The database was removed this week. MIT also urged researchers and developers to stop using the training library, and to delete any copies.
The training set, built by the university, has been used to teach machine-learning models to automatically identify and list the people and objects depicted in still images. For example, if you show one of these systems a photo of a park, it might tell you about the children, adults, pets, picnic spreads, grass, and trees present in the snap.
However MIT's approach when assembling its training set labelled women as whores or bitches, and Black and Asian people with derogatory language. The database also contained close-up pictures of female genitalia labelled with the word C*nt. Applications, websites, and other products relying on neural networks trained using MIT's dataset may end up using these terms when analysing photographs and camera footage.

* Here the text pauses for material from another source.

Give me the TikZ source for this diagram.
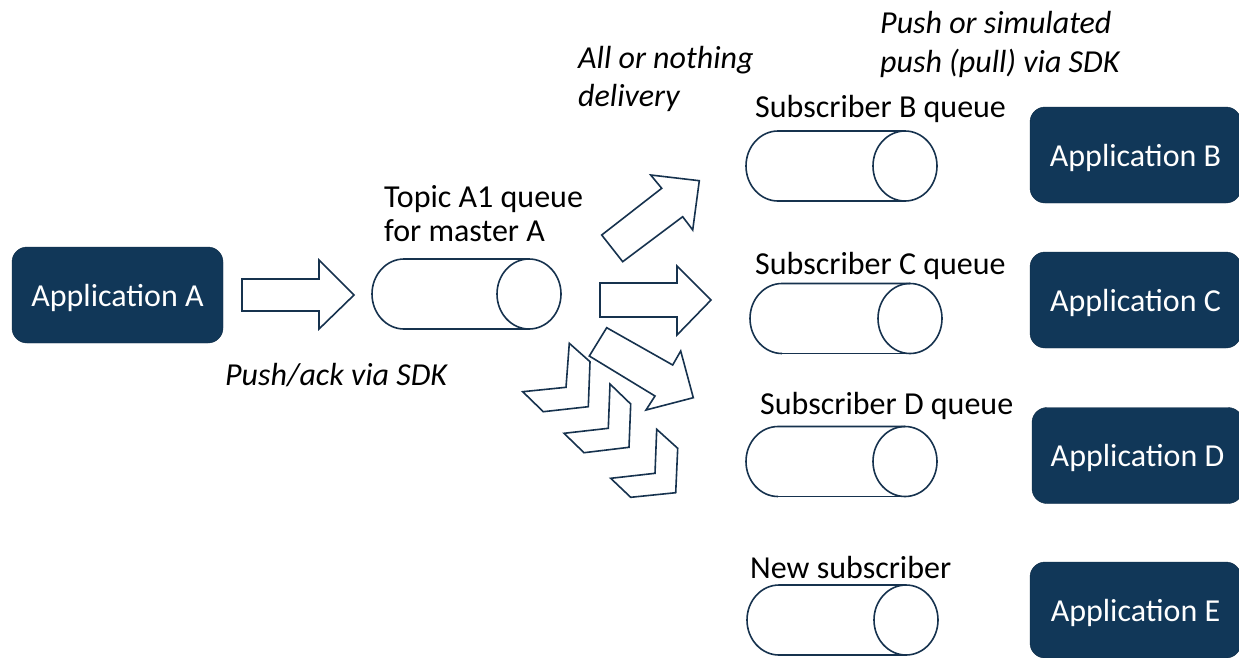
\documentclass[tikz,border=0pt]{standalone}
\usepackage{fontspec}
\setmainfont{Carlito}
\definecolor{navy}{RGB}{17,55,88}
\definecolor{linec}{RGB}{22,50,78}
\newcommand\qcyl[4]{% name, x0, x1, yc
  \draw[shapeline] (#2+32,#4+35) arc[start angle=90,end angle=270,x radius=32,y radius=35]
     -- (#3-32,#4-35);
  \draw[shapeline] (#2+32,#4+35) -- (#3-32,#4+35);
  \draw[shapeline] (#3-32,#4) ellipse[x radius=32,y radius=35];
  \coordinate (#1) at ({(#2+#3)/2},#4);
}
\begin{document}
\begin{tikzpicture}[x=1pt,y=-1pt,
  shapeline/.style={draw=linec,line width=1.6pt,line join=miter},
  appbox/.style={draw=navy!80!black,fill=navy,rounded corners=15pt,minimum width=211pt,minimum height=96pt,
     text=white,font=\fontsize{32}{36}\selectfont,inner sep=0pt,text height=24pt,text depth=2pt},
  lbl/.style={anchor=base west,inner sep=0pt,font=\fontsize{32}{36}\selectfont},
  ilbl/.style={lbl,font=\fontsize{32}{36}\selectfont\itshape}]
\fill[white] (0,0) rectangle (1239,657);
\useasboundingbox (0,0) rectangle (1239,657);
\begin{scope}
\clip (0,0) rectangle (1239,657);
% application boxes
\node[appbox] (appA) at (117.5,295) {Application A};
\node[appbox] (appB) at (1135.5,155) {Application B};
\node[appbox] (appC) at (1135.5,300) {Application C};
\node[appbox] (appD) at (1137.5,455.5) {Application D};
\node[appbox] (appE) at (1135.5,610) {Application E};
% queues
\qcyl{topic}{372}{561}{294}
\qcyl{qB}{746}{937}{166}
\qcyl{qC}{750}{942}{318.5}
\qcyl{qD}{746}{937}{461.5}
\qcyl{qE}{747}{938}{620}
% block arrows
\draw[shapeline] (242,279) -- (319,279) -- (319,260) -- (354,295) -- (319,329) -- (319,311) -- (242,311) -- cycle;
\draw[shapeline] (600,283) -- (677,283) -- (677,266) -- (711,300) -- (677,335) -- (677,317) -- (600,317) -- cycle;
\draw[shapeline] (601.7,235) -- (661.7,188.3) -- (650.7,175) -- (699.3,180.7) -- (692.7,230) -- (682.7,216.7) -- (622.7,261.7) -- cycle;
\draw[shapeline] (606.7,327.7) -- (672.7,365) -- (680.7,351) -- (693.3,397.7) -- (646,410) -- (655,396) -- (589.3,356) -- cycle;
% chevrons
\draw[shapeline] (569.3,343.3) -- (590,361.7) -- (588.3,406.7) -- (543.3,411.7) -- (522.7,391.7) -- (566,387.3) -- cycle;
\draw[shapeline] (610,384) -- (630.7,404) -- (629,447.3) -- (584,452.7) -- (564,433.3) -- (608.3,428.3) -- cycle;
\draw[shapeline] (656.7,429.3) -- (677.7,448.3) -- (675.7,492.7) -- (630.7,497.3) -- (610.7,478.3) -- (655,473.3) -- cycle;
% labels
\node[lbl] (tl1) at (384,207) {Topic A1 queue};
\node[lbl] (tl2) at (384,241) {for master A};
\node[ilbl] (an1) at (578,68) {All or nothing};
\node[ilbl] (an2) at (578,106) {delivery};
\node[ilbl] (ps1) at (880,33) {Push or simulated};
\node[ilbl] (ps2) at (880,72) {push (pull) via SDK};
\node[ilbl] (pa) at (225,385) {Push/ack via SDK};
\node[lbl] (sB) at (755,117) {Subscriber B queue};
\node[lbl] (sC) at (755,274) {Subscriber C queue};
\node[lbl] (sD) at (760,414) {Subscriber D queue};
\node[lbl] (sE) at (750,578) {New subscriber};
\end{scope}
\end{tikzpicture}
\end{document}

The problematic training library in question is 80 Million Tiny Images, which was created in 2008 to help produce advanced object-detection techniques.
It is, essentially, a huge collection of photos with labels describing what's in the pics, all of which can be fed into neural networks to teach them to associate patterns in photos with the descriptive labels.
So when a trained neural network is shown a bike, it can accurately predict a bike is present in the snap. It's called Tiny Images because the pictures in library are small enough for computer-vision algorithms in the late-2000s and early-2010s to digest.
The Tiny Images dataset is used to benchmark computer-vision algorithms along with the better-known ImageNet training collection. Unlike ImageNet, though, no one thought to scrutinised Tiny Images for problematic content. This effectively turned the AI system into a brain dead, misogynist racist moron.